All three boxes are made from corrugated board, which was important to Dalston’s, as it aligns with the brand’s sustainable values and its commitment to A Plastic Planet, a charity that’s working toward a plastic-free supermarket aisle. Dalston’s has also set a goal of going carbon neutral by 2021.
There are three flavor-generic sizes: a 24-ct, a 12-ct, and a four-count. The 24- and 12-ct sizes, colored bright pink and yellow, respectively, are illustrated with line art to look like vintage turntable systems. On the top (when the box is positioned flat) is a drawing of a spinning record with tonearm, along with various dials. On the side of the case are more switches, dials, and meters, and the “Soda with Soul” tagline. The Dalston’s logo appears on the top and sides.
The four-count shipper, in bright powder blue, uses line art to replicate a boombox, complete with speakers and a cassette deck on the front (when the box is positioned on its side). On the top is an illustration of a foldable carry handle, along with the Dalston’s logo and a heart bearing the words, “Devoted Drinks.”
Extending the vintage boombox theme, B&B studio also developed a booklet designed to look like a cassette tape. Included in the four-count shipper, the booklet acts as a sales brochure, introducing the brand and the rest of the craft cola portfolio.
“As we [consumers] are currently much more reliant on online sales and delivery, Dalston’s wanted to create some delivery packaging that would help facilitate our social isolation, while also being able to bring people together,” says Bowen. “The delivery boxes are clearly Insta-friendly, especially stacked into your own at-home DJ booth, and they’ve also helped reinforce Dalston’s collaboration with Deviate Music—a weekly live-streamed lockdown session every Saturday at noon on Twitch and Facebook.”
The shipper is being used primarily for online sales, but as Bowen explains, it has been designed with a versatility that encourages other forms of use, for example, for storage or for use in tradeshow marketing.
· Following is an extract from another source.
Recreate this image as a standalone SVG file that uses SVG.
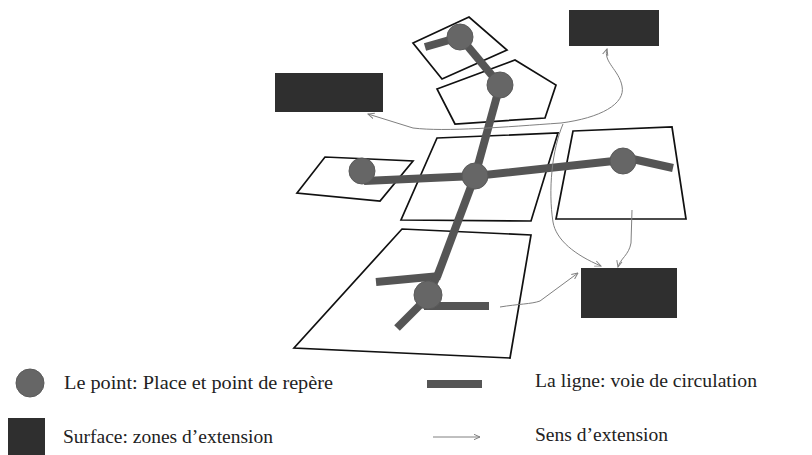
<svg xmlns="http://www.w3.org/2000/svg" width="812" height="455" viewBox="0 0 812 455">
<defs>
<style>
.zone{fill:#ffffff;stroke:#111;stroke-width:1.7;stroke-linejoin:miter}
.road{stroke:#555;stroke-width:8;fill:none;stroke-linecap:butt}
.pt{fill:#666;stroke:#5a5a5a;stroke-width:1}
.ext{fill:#2f2f2f}
.flow{fill:none;stroke:#808080;stroke-width:1}
.lbl{font-family:"Liberation Serif",serif;font-size:18px;fill:#222}
</style>
<marker id="ah" viewBox="0 0 10 10" refX="9" refY="5" markerWidth="7" markerHeight="7" orient="auto" markerUnits="userSpaceOnUse">
<path d="M0,1 L9,5 L0,9" fill="none" stroke="#808080" stroke-width="1.4"/>
</marker>
</defs>
<rect width="812" height="455" fill="#fff"/>

<g id="zones">
<polygon id="zone-top" class="zone" points="413,43 469,17 507,50 442,79"/>
<polygon id="zone-pentagon" class="zone" points="437,89 515,60 556,85 545,118 455,124"/>
<polygon id="zone-left" class="zone" points="297,193 325,157 413,161 380,201"/>
<polygon id="zone-center" class="zone" points="437,138 558,133 531,221 401,220"/>
<polygon id="zone-right" class="zone" points="573,131 672,127 686,219 556,219"/>
<polygon id="zone-bottom" class="zone" points="402,229 531,235 510,358 294,348"/>
</g>

<g id="connectors">
<g id="roads">
<line class="road" x1="425" y1="47" x2="460" y2="37"/>
<line class="road" x1="460" y1="37" x2="500" y2="85"/>
<line class="road" x1="500" y1="85" x2="475" y2="176"/>
<line class="road" x1="475" y1="176" x2="437" y2="277"/>
<line class="road" x1="376" y1="282" x2="440" y2="276"/>
<line class="road" x1="437" y1="276" x2="428" y2="295"/>
<line class="road" x1="424" y1="306" x2="489" y2="306"/>
<line class="road" x1="421" y1="304" x2="397" y2="328"/>
<polyline class="road" points="364,181 475,176 623,160"/>
<line class="road" x1="628" y1="158" x2="673" y2="168"/>
</g>
<g id="flows">
<path class="flow" marker-end="url(#ah)" d="M561,123 C505,127 445,132 413,128 L368,114"/>
<path class="flow" marker-end="url(#ah)" d="M561,123 C600,118 626,104 622,86 C619,70 603,62 607,49"/>
<path class="flow" marker-end="url(#ah)" d="M563,124 C552,150 548,190 553,222 C556,240 575,255 601,266"/>
<path class="flow" marker-end="url(#ah)" d="M632,210 L631,243 C629,255 620,259 618,267"/>
<path class="flow" marker-end="url(#ah)" d="M500,307 C518,304 532,304 540,301 L578,273"/>
</g>
</g>

<g id="points">
<circle id="p-top" class="pt" cx="460" cy="37" r="13"/>
<circle id="p-pentagon" class="pt" cx="500" cy="85" r="13"/>
<circle id="p-left" class="pt" cx="362" cy="171" r="13"/>
<circle id="p-center" class="pt" cx="475" cy="176" r="13"/>
<circle id="p-right" class="pt" cx="623" cy="161" r="13"/>
<circle id="p-bottom" class="pt" cx="428" cy="295" r="14"/>
</g>

<g id="extensions">
<rect id="ext-left" class="ext" x="275" y="73" width="108" height="39"/>
<rect id="ext-top" class="ext" x="569" y="10" width="90" height="36"/>
<rect id="ext-bottom" class="ext" x="581" y="268" width="96" height="50"/>
</g>

<g id="legend">
<circle class="pt" cx="30" cy="383" r="14"/>
<text class="lbl" x="64" y="389" textLength="269" lengthAdjust="spacingAndGlyphs">Le point: Place et point de repère</text>
<rect x="427" y="380" width="55" height="8" fill="#555"/>
<text class="lbl" x="535" y="387" textLength="222" lengthAdjust="spacingAndGlyphs">La ligne: voie de circulation</text>
<rect class="ext" x="8" y="418" width="37" height="37"/>
<text class="lbl" x="63" y="443" textLength="210" lengthAdjust="spacingAndGlyphs">Surface: zones d’extension</text>
<line class="flow" x1="433" y1="437" x2="480" y2="437" marker-end="url(#ah)"/>
<text class="lbl" x="535" y="441" textLength="133" lengthAdjust="spacingAndGlyphs">Sens d’extension</text>
</g>
</svg>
Engagement facilitates brand marketing
As Dalston’s works to grow from a niche startup to an international scale-up, its new shippers are helping create and foster a community of brand advocates that are assisting the handcrafted-soda maker market its brand and reinforce its values of community, authenticity, and provenance.
Says Dan Broughton, co-founder and Managing Director of Dalston’s, “Being able to add fun and joy to our consumers’ lives is very important to us, especially as people are at home and needing tasty, healthier, and refreshing treats from time to time.
“The record player and boombox packaging brilliantly reflects Dalston’s ‘Soda with Soul’ positioning and musical roots. It is also a shipper that people want to reuse, as storage or even stacked into an at-home DJ booth.”
As Bowen reports, in early May, as Dalston’s foodservice sales declined, its online sales tripled, with the shippers receiving “fantastic feedback—all commenting on the packaging design.”